§ Recorded data:
* begin *

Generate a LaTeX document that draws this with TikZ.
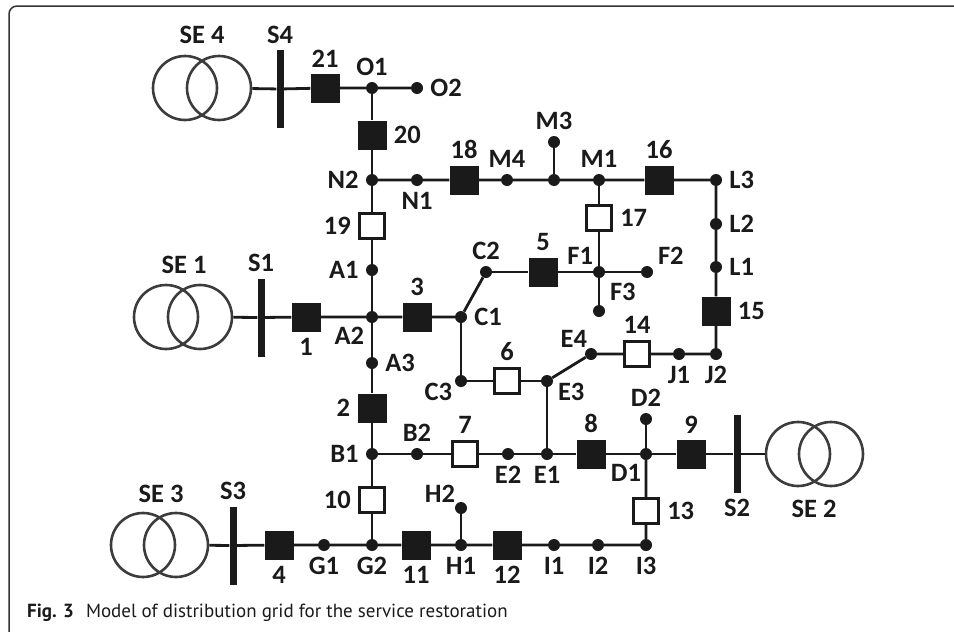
\documentclass[tikz,border=0pt]{standalone}
\usepackage{fontspec}
\setmainfont{Carlito}
\newfontfamily\capfont{PT Sans}
\usetikzlibrary{positioning}

\definecolor{ink}{HTML}{1A1A1A}
\definecolor{coilgray}{HTML}{3C3C3C}
\definecolor{rim}{HTML}{333333}

\begin{document}
\begin{tikzpicture}[x=1pt,y=-1pt,
  every label/.style={font=\fontsize{26.5}{28}\selectfont\bfseries, text=ink, inner xsep=5pt, inner ysep=4pt},
  label distance=2pt,
  lbl/.style={font=\fontsize{26.5}{28}\selectfont\bfseries, text=ink, inner sep=0pt},
  dot/.style={circle, fill=ink, inner sep=0pt, minimum size=12pt},
  swon/.style={rectangle, fill=ink, inner sep=0pt, minimum size=29pt},
  swoff/.style={rectangle, draw=ink, fill=white, line width=3.2pt, inner sep=0pt, minimum size=25pt},
  bus/.style={rectangle, fill=ink, inner sep=0pt, minimum width=7pt, minimum height=78pt},
  winding/.style={circle, draw=coilgray, line width=2.6pt, inner sep=0pt, minimum size=64pt},
  line/.style={draw=ink, line width=2.8pt}]

  \useasboundingbox (0,0) rectangle (954,632);
  \draw[rim, line width=1.5pt, rounded corners=8pt] (960,6) -- (9,6) -- (9,640);

  % substations and bus bars
  \node[winding] (se4a) at (185,88) {};
  \node[winding] (se4b) at (219,88) {};
  \node[lbl] (se4t) at (202,35) {SE 4};
  \node[bus, label=above:S4] (S4) at (280,89) {};

  \node[winding] (se1a) at (166,317) {};
  \node[winding] (se1b) at (200,317) {};
  \node[lbl] (se1t) at (184,265) {SE 1};
  \node[bus, label=above:S1] (S1) at (261,317.5) {};

  \node[winding] (se3a) at (143,545) {};
  \node[winding] (se3b) at (176,545) {};
  \node[lbl] (se3t) at (161,493.5) {SE 3};
  \node[bus, label=above:S3] (S3) at (233,545.5) {};

  \node[winding] (se2a) at (798,454) {};
  \node[winding] (se2b) at (831,454) {};
  \node[lbl] (se2t) at (814,508.5) {SE 2};
  \node[bus, label=below:S2] (S2) at (737,454) {};

  % buses
  \node[dot, label=above:O1] (O1) at (372,88) {};
  \node[dot, label=right:O2] (O2) at (417,88) {};
  \node[dot, label=left:N2] (N2) at (372,180) {};
  \node[dot, label=below:N1] (N1) at (417,180) {};
  \node[dot, label=above:M4] (M4) at (507,180) {};
  \node[dot] (mj) at (554,180) {};
  \node[dot, label=above:M3] (M3) at (554,142) {};
  \node[dot, label=above:M1] (M1) at (599,180) {};
  \node[dot, label=right:L3] (L3) at (716,180) {};
  \node[dot, label=right:L2] (L2) at (716,224) {};
  \node[dot, label=right:L1] (L1) at (716,267) {};
  \node[dot, label=below:J2] (J2) at (716,354) {};
  \node[dot, label=below:J1] (J1) at (679,354) {};
  \node[dot, label={[xshift=7pt,yshift=-3.5pt]above left:E4}] (E4) at (591,354) {};
  \node[dot, label={[yshift=7.5pt]below right:E3}] (E3) at (547,381) {};
  \node[dot, label={[xshift=2pt,yshift=7.5pt]below left:C3}] (C3) at (461,381) {};
  \node[dot, label=right:C1] (C1) at (461,317) {};
  \node[dot, label=above:C2] (C2) at (486,272) {};
  \node[dot, label={[xshift=5pt,yshift=-2pt]above left:F1}] (F1) at (599,272) {};
  \node[dot, label={[yshift=-2.5pt]above right:F2}] (F2) at (647,272) {};
  \node[dot, label=above right:F3] (F3) at (599,311) {};
  \node[dot, label=left:A1] (A1) at (372,270) {};
  \node[dot, label={[xshift=3pt]below left:A2}] (A2) at (372,317) {};
  \node[dot, label=right:A3] (A3) at (372,363) {};
  \node[dot, label=left:B1] (B1) at (372,454) {};
  \node[dot, label=above:B2] (B2) at (417,454) {};
  \node[dot, label=below:E2] (E2) at (508,454) {};
  \node[dot, label=below:E1] (E1) at (547,454) {};
  \node[dot, label={[xshift=6pt]below left:D1}] (D1) at (646,454) {};
  \node[dot, label=above:D2] (D2) at (646,419) {};
  \node[dot, label=below:G1] (G1) at (324,545) {};
  \node[dot, label=below:G2] (G2) at (372,545) {};
  \node[dot, label=below:H1] (H1) at (461,545) {};
  \node[dot, label={[xshift=5pt,yshift=-4.5pt]above left:H2}] (H2) at (461,508) {};
  \node[dot, label=below:I1] (I1) at (554,545) {};
  \node[dot, label=below:I2] (I2) at (598,545) {};
  \node[dot, label=below:I3] (I3) at (646,545) {};

  % switches
  \node[swon, label=above:21] (sw21) at (325,88) {};
  \node[swon, label=right:20] (sw20) at (372,135) {};
  \node[swoff, label=left:19] (sw19) at (372,226) {};
  \node[swon, label=above:18] (sw18) at (464,180) {};
  \node[swon, label=above:16] (sw16) at (659,180) {};
  \node[swoff, label=right:17] (sw17) at (599,218) {};
  \node[swon, label=above:5] (sw5) at (543,272) {};
  \node[swon, label=above:3] (sw3) at (417,317) {};
  \node[swon, label=below:1] (sw1) at (306,317) {};
  \node[swon, label=left:2] (sw2) at (372,408) {};
  \node[swoff, label=above:6] (sw6) at (507,381) {};
  \node[swoff, label=above:14] (sw14) at (637,354) {};
  \node[swon, label=right:15] (sw15) at (716,311) {};
  \node[swoff, label=above:7] (sw7) at (465,454) {};
  \node[swon, label=above:8] (sw8) at (591,454) {};
  \node[swon, label=above:9] (sw9) at (691,454) {};
  \node[swoff, label=left:10] (sw10) at (372,500) {};
  \node[swoff, label=right:13] (sw13) at (646,511) {};
  \node[swon, label=below:4] (sw4) at (279,545) {};
  \node[swon, label=below:11] (sw11) at (416,545) {};
  \node[swon, label=below:12] (sw12) at (507,545) {};

  % lines
  \draw[line] (se4b) -- (S4) -- (sw21) -- (O1) -- (O2);
  \draw[line] (O1) -- (sw20) -- (N2) -- (sw19) -- (A1) -- (A2) -- (A3) -- (sw2) -- (B1) -- (sw10) -- (G2);
  \draw[line] (N2) -- (N1) -- (sw18) -- (M4) -- (mj) -- (M1) -- (sw16) -- (L3) -- (L2) -- (L1) -- (sw15) -- (J2) -- (J1) -- (sw14) -- (E4) -- (E3);
  \draw[line] (mj) -- (M3);
  \draw[line] (M1) -- (sw17) -- (F1) -- (F3);
  \draw[line] (C2) -- (sw5) -- (F1) -- (F2);
  \draw[line] (se1b) -- (S1) -- (sw1) -- (A2) -- (sw3) -- (C1) -- (C2);
  \draw[line] (C1) -- (C3) -- (sw6) -- (E3) -- (E1);
  \draw[line] (B1) -- (B2) -- (sw7) -- (E2) -- (E1) -- (sw8) -- (D1) -- (sw9) -- (S2) -- (se2a);
  \draw[line] (D1) -- (D2);
  \draw[line] (D1) -- (sw13) -- (I3) -- (I2) -- (I1) -- (sw12) -- (H1) -- (sw11) -- (G2) -- (G1) -- (sw4) -- (S3) -- (se3b);
  \draw[line] (H1) -- (H2);

  \node[anchor=base west, inner sep=0pt, text=ink, font=\capfont\fontsize{19}{22}\selectfont] (cap) at (27,617)
    {\textbf{Fig. 3}\hspace{12pt}Model of distribution grid for the service restoration};
\end{tikzpicture}
\end{document}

* end *

§ Exercise instructions:
Write the full listing out again with every line unchanged, but include no pictures.

§ Task answer:
Generate a LaTeX document that draws this with TikZ.
\documentclass[tikz,border=0pt]{standalone}
\usepackage{fontspec}
\setmainfont{Carlito}
\newfontfamily\capfont{PT Sans}
\usetikzlibrary{positioning}

\definecolor{ink}{HTML}{1A1A1A}
\definecolor{coilgray}{HTML}{3C3C3C}
\definecolor{rim}{HTML}{333333}

\begin{document}
\begin{tikzpicture}[x=1pt,y=-1pt,
  every label/.style={font=\fontsize{26.5}{28}\selectfont\bfseries, text=ink, inner xsep=5pt, inner ysep=4pt},
  label distance=2pt,
  lbl/.style={font=\fontsize{26.5}{28}\selectfont\bfseries, text=ink, inner sep=0pt},
  dot/.style={circle, fill=ink, inner sep=0pt, minimum size=12pt},
  swon/.style={rectangle, fill=ink, inner sep=0pt, minimum size=29pt},
  swoff/.style={rectangle, draw=ink, fill=white, line width=3.2pt, inner sep=0pt, minimum size=25pt},
  bus/.style={rectangle, fill=ink, inner sep=0pt, minimum width=7pt, minimum height=78pt},
  winding/.style={circle, draw=coilgray, line width=2.6pt, inner sep=0pt, minimum size=64pt},
  line/.style={draw=ink, line width=2.8pt}]

  \useasboundingbox (0,0) rectangle (954,632);
  \draw[rim, line width=1.5pt, rounded corners=8pt] (960,6) -- (9,6) -- (9,640);

  % substations and bus bars
  \node[winding] (se4a) at (185,88) {};
  \node[winding] (se4b) at (219,88) {};
  \node[lbl] (se4t) at (202,35) {SE 4};
  \node[bus, label=above:S4] (S4) at (280,89) {};

  \node[winding] (se1a) at (166,317) {};
  \node[winding] (se1b) at (200,317) {};
  \node[lbl] (se1t) at (184,265) {SE 1};
  \node[bus, label=above:S1] (S1) at (261,317.5) {};

  \node[winding] (se3a) at (143,545) {};
  \node[winding] (se3b) at (176,545) {};
  \node[lbl] (se3t) at (161,493.5) {SE 3};
  \node[bus, label=above:S3] (S3) at (233,545.5) {};

  \node[winding] (se2a) at (798,454) {};
  \node[winding] (se2b) at (831,454) {};
  \node[lbl] (se2t) at (814,508.5) {SE 2};
  \node[bus, label=below:S2] (S2) at (737,454) {};

  % buses
  \node[dot, label=above:O1] (O1) at (372,88) {};
  \node[dot, label=right:O2] (O2) at (417,88) {};
  \node[dot, label=left:N2] (N2) at (372,180) {};
  \node[dot, label=below:N1] (N1) at (417,180) {};
  \node[dot, label=above:M4] (M4) at (507,180) {};
  \node[dot] (mj) at (554,180) {};
  \node[dot, label=above:M3] (M3) at (554,142) {};
  \node[dot, label=above:M1] (M1) at (599,180) {};
  \node[dot, label=right:L3] (L3) at (716,180) {};
  \node[dot, label=right:L2] (L2) at (716,224) {};
  \node[dot, label=right:L1] (L1) at (716,267) {};
  \node[dot, label=below:J2] (J2) at (716,354) {};
  \node[dot, label=below:J1] (J1) at (679,354) {};
  \node[dot, label={[xshift=7pt,yshift=-3.5pt]above left:E4}] (E4) at (591,354) {};
  \node[dot, label={[yshift=7.5pt]below right:E3}] (E3) at (547,381) {};
  \node[dot, label={[xshift=2pt,yshift=7.5pt]below left:C3}] (C3) at (461,381) {};
  \node[dot, label=right:C1] (C1) at (461,317) {};
  \node[dot, label=above:C2] (C2) at (486,272) {};
  \node[dot, label={[xshift=5pt,yshift=-2pt]above left:F1}] (F1) at (599,272) {};
  \node[dot, label={[yshift=-2.5pt]above right:F2}] (F2) at (647,272) {};
  \node[dot, label=above right:F3] (F3) at (599,311) {};
  \node[dot, label=left:A1] (A1) at (372,270) {};
  \node[dot, label={[xshift=3pt]below left:A2}] (A2) at (372,317) {};
  \node[dot, label=right:A3] (A3) at (372,363) {};
  \node[dot, label=left:B1] (B1) at (372,454) {};
  \node[dot, label=above:B2] (B2) at (417,454) {};
  \node[dot, label=below:E2] (E2) at (508,454) {};
  \node[dot, label=below:E1] (E1) at (547,454) {};
  \node[dot, label={[xshift=6pt]below left:D1}] (D1) at (646,454) {};
  \node[dot, label=above:D2] (D2) at (646,419) {};
  \node[dot, label=below:G1] (G1) at (324,545) {};
  \node[dot, label=below:G2] (G2) at (372,545) {};
  \node[dot, label=below:H1] (H1) at (461,545) {};
  \node[dot, label={[xshift=5pt,yshift=-4.5pt]above left:H2}] (H2) at (461,508) {};
  \node[dot, label=below:I1] (I1) at (554,545) {};
  \node[dot, label=below:I2] (I2) at (598,545) {};
  \node[dot, label=below:I3] (I3) at (646,545) {};

  % switches
  \node[swon, label=above:21] (sw21) at (325,88) {};
  \node[swon, label=right:20] (sw20) at (372,135) {};
  \node[swoff, label=left:19] (sw19) at (372,226) {};
  \node[swon, label=above:18] (sw18) at (464,180) {};
  \node[swon, label=above:16] (sw16) at (659,180) {};
  \node[swoff, label=right:17] (sw17) at (599,218) {};
  \node[swon, label=above:5] (sw5) at (543,272) {};
  \node[swon, label=above:3] (sw3) at (417,317) {};
  \node[swon, label=below:1] (sw1) at (306,317) {};
  \node[swon, label=left:2] (sw2) at (372,408) {};
  \node[swoff, label=above:6] (sw6) at (507,381) {};
  \node[swoff, label=above:14] (sw14) at (637,354) {};
  \node[swon, label=right:15] (sw15) at (716,311) {};
  \node[swoff, label=above:7] (sw7) at (465,454) {};
  \node[swon, label=above:8] (sw8) at (591,454) {};
  \node[swon, label=above:9] (sw9) at (691,454) {};
  \node[swoff, label=left:10] (sw10) at (372,500) {};
  \node[swoff, label=right:13] (sw13) at (646,511) {};
  \node[swon, label=below:4] (sw4) at (279,545) {};
  \node[swon, label=below:11] (sw11) at (416,545) {};
  \node[swon, label=below:12] (sw12) at (507,545) {};

  % lines
  \draw[line] (se4b) -- (S4) -- (sw21) -- (O1) -- (O2);
  \draw[line] (O1) -- (sw20) -- (N2) -- (sw19) -- (A1) -- (A2) -- (A3) -- (sw2) -- (B1) -- (sw10) -- (G2);
  \draw[line] (N2) -- (N1) -- (sw18) -- (M4) -- (mj) -- (M1) -- (sw16) -- (L3) -- (L2) -- (L1) -- (sw15) -- (J2) -- (J1) -- (sw14) -- (E4) -- (E3);
  \draw[line] (mj) -- (M3);
  \draw[line] (M1) -- (sw17) -- (F1) -- (F3);
  \draw[line] (C2) -- (sw5) -- (F1) -- (F2);
  \draw[line] (se1b) -- (S1) -- (sw1) -- (A2) -- (sw3) -- (C1) -- (C2);
  \draw[line] (C1) -- (C3) -- (sw6) -- (E3) -- (E1);
  \draw[line] (B1) -- (B2) -- (sw7) -- (E2) -- (E1) -- (sw8) -- (D1) -- (sw9) -- (S2) -- (se2a);
  \draw[line] (D1) -- (D2);
  \draw[line] (D1) -- (sw13) -- (I3) -- (I2) -- (I1) -- (sw12) -- (H1) -- (sw11) -- (G2) -- (G1) -- (sw4) -- (S3) -- (se3b);
  \draw[line] (H1) -- (H2);

  \node[anchor=base west, inner sep=0pt, text=ink, font=\capfont\fontsize{19}{22}\selectfont] (cap) at (27,617)
    {\textbf{Fig. 3}\hspace{12pt}Model of distribution grid for the service restoration};
\end{tikzpicture}
\end{document}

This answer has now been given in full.